Retype exactly the lines from the first one through the line with "plt.rcParams['font.family'] = ['Liberation", including both ends; skip any pictures.
----
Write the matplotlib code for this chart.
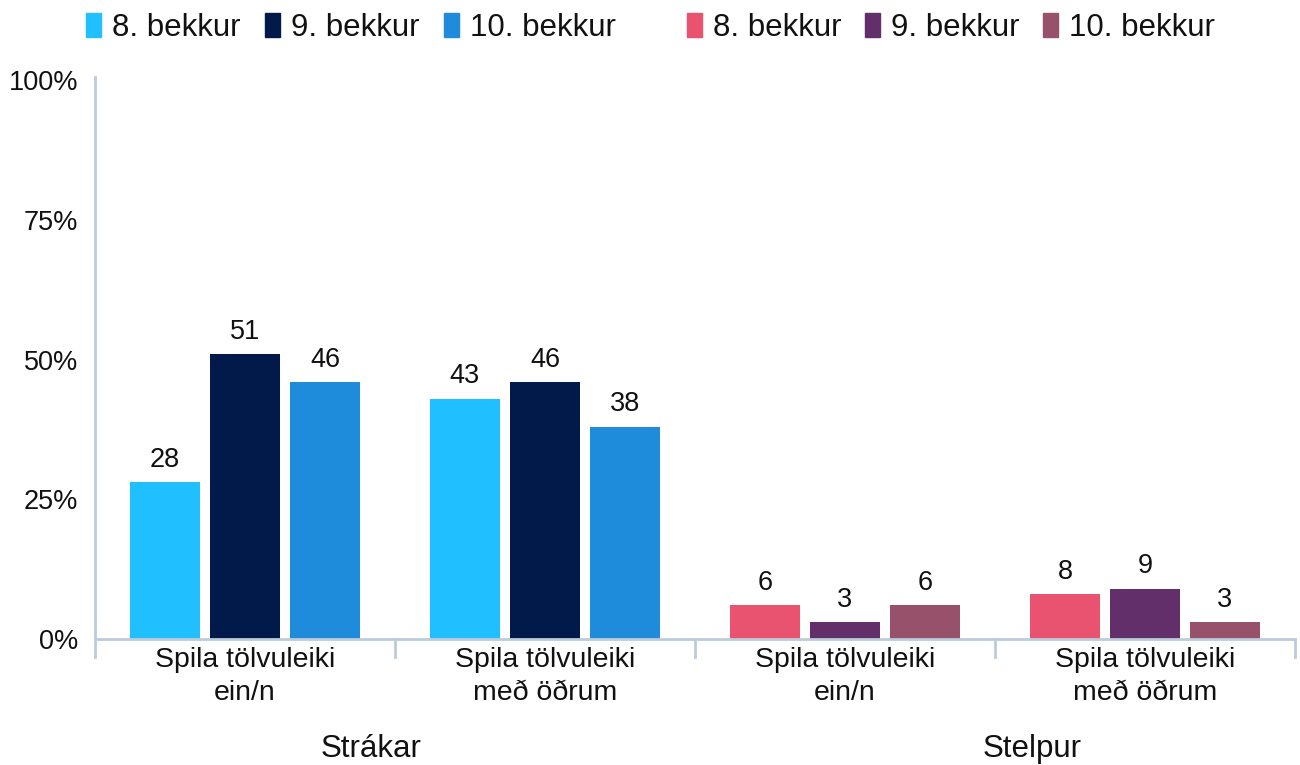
import matplotlib
matplotlib.use("Agg")
import matplotlib.pyplot as plt
from matplotlib.patches import Rectangle
from matplotlib.lines import Line2D
import numpy as np

plt.rcParams['font.family'] = ['Liberation Sans', 'DejaVu Sans']

categories = ["Spila tölvuleiki\nein/n", "Spila tölvuleiki\nmeð öðrum",
              "Spila tölvuleiki\nein/n", "Spila tölvuleiki\nmeð öðrum"]
groups = ["Strákar", "Stelpur"]
grades = ["8. bekkur", "9. bekkur", "10. bekkur"]

# percentages per grade, one value per category
boys_8 = [28, 43]
boys_9 = [51, 46]
boys_10 = [46, 38]
girls_8 = [6, 8]
girls_9 = [3, 9]
girls_10 = [6, 3]

yticks = [0, 25, 50, 75, 100]
ytick_labels = ["0%", "25%", "50%", "75%", "100%"]

boys_colors = ["#20BFFF", "#021A4A", "#1F8BDB"]
girls_colors = ["#E9536F", "#622F6B", "#97516B"]
axis_color = "#BCCCDC"
text_color = "#111111"

W, H = 1300, 765
fig = plt.figure(figsize=(W / 100, H / 100), dpi=100)
ax = fig.add_axes([95 / W, 1 - 639 / H, 1200 / W, (639 - 80) / H])

series = [
    ([0, 1], boys_8, boys_colors[0]),
    ([0, 1], boys_9, boys_colors[1]),
    ([0, 1], boys_10, boys_colors[2]),
    ([2, 3], girls_8, girls_colors[0]),
    ([2, 3], girls_9, girls_colors[1]),
    ([2, 3], girls_10, girls_colors[2]),
]
offsets = [-80 / 300, 0, 80 / 300]
width = 70 / 300
for i, (pos, vals, col) in enumerate(series):
    x = np.array(pos) + offsets[i % 3]
    bars = ax.bar(x, vals, width=width, color=col, zorder=2)
    for b, v in zip(bars, vals):
        ax.annotate(f"{v}", (b.get_x() + b.get_width() / 2, b.get_height()),
                    xytext=(0, 11), textcoords="offset points",
                    ha="center", va="baseline", fontsize=19.5, color=text_color)

ax.set_xlim(-0.5, 3.5)
ax.set_ylim(0, 100)
ax.set_yticks(yticks)
ax.set_yticklabels(ytick_labels, fontsize=19.5, color=text_color)
ax.tick_params(axis="y", length=0, pad=12)
ax.set_xticks([])
for s in ax.spines.values():
    s.set_visible(False)

# axis lines: left spine and baseline with category separators
trans = ax.get_xaxis_transform()
plot_h = 639 - 80
ext = 18 / plot_h
ax.add_line(Line2D([-0.5, -0.5], [-ext, 1.005], transform=trans, color=axis_color,
                   lw=2, clip_on=False, zorder=3))
ax.add_line(Line2D([-0.5, 3.5], [0, 0], transform=trans, color=axis_color,
                   lw=2, clip_on=False, zorder=3))
for b in [0.5, 1.5, 2.5, 3.5]:
    ax.add_line(Line2D([b, b], [-ext, 0], transform=trans, color=axis_color,
                       lw=2, clip_on=False, zorder=3))

for i, c in enumerate(categories):
    ax.text(i, -8 / plot_h, c, transform=trans, ha="center", va="top",
            fontsize=20.5, linespacing=1.33, color=text_color)

fig.text(371 / W, 1 - 757 / H, groups[0], ha="center", va="baseline",
         fontsize=22.5, color=text_color)
fig.text(1032 / W, 1 - 757 / H, groups[1], ha="center", va="baseline",
         fontsize=22.5, color=text_color)

# legend rows drawn as swatches + labels
leg_y = 1 - 25 / H
sw_w, sw_h = 15 / W, 24 / H
left_x = [86, 265, 444]
right_x = [687, 865, 1043]
for xs, cols in [(left_x, boys_colors), (right_x, girls_colors)]:
    for x0, col, lab in zip(xs, cols, grades):
        fig.patches.append(Rectangle((x0 / W, leg_y - sw_h / 2), sw_w, sw_h,
                                     transform=fig.transFigure, color=col))
        fig.text((x0 + 26) / W, leg_y, lab, ha="left", va="center_baseline",
                 fontsize=22.5, color=text_color)

fig.savefig("out.png", dpi=100)
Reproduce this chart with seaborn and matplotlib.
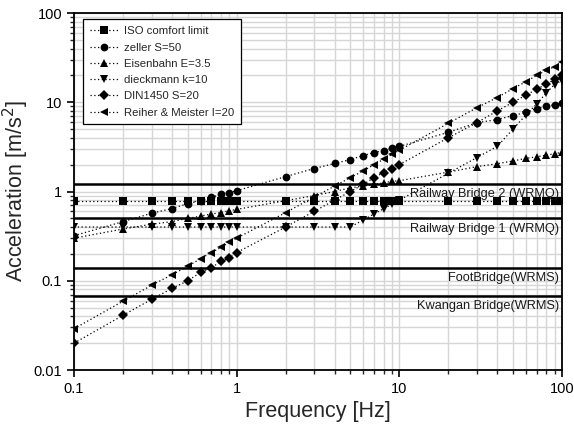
----
* **Worked answer**:
Write the matplotlib code for this chart.
import matplotlib
matplotlib.use("Agg")
import matplotlib.pyplot as plt
from matplotlib.patches import Rectangle
from matplotlib.lines import Line2D
import numpy as np

plt.rcParams['font.family'] = ['Liberation Sans', 'DejaVu Sans']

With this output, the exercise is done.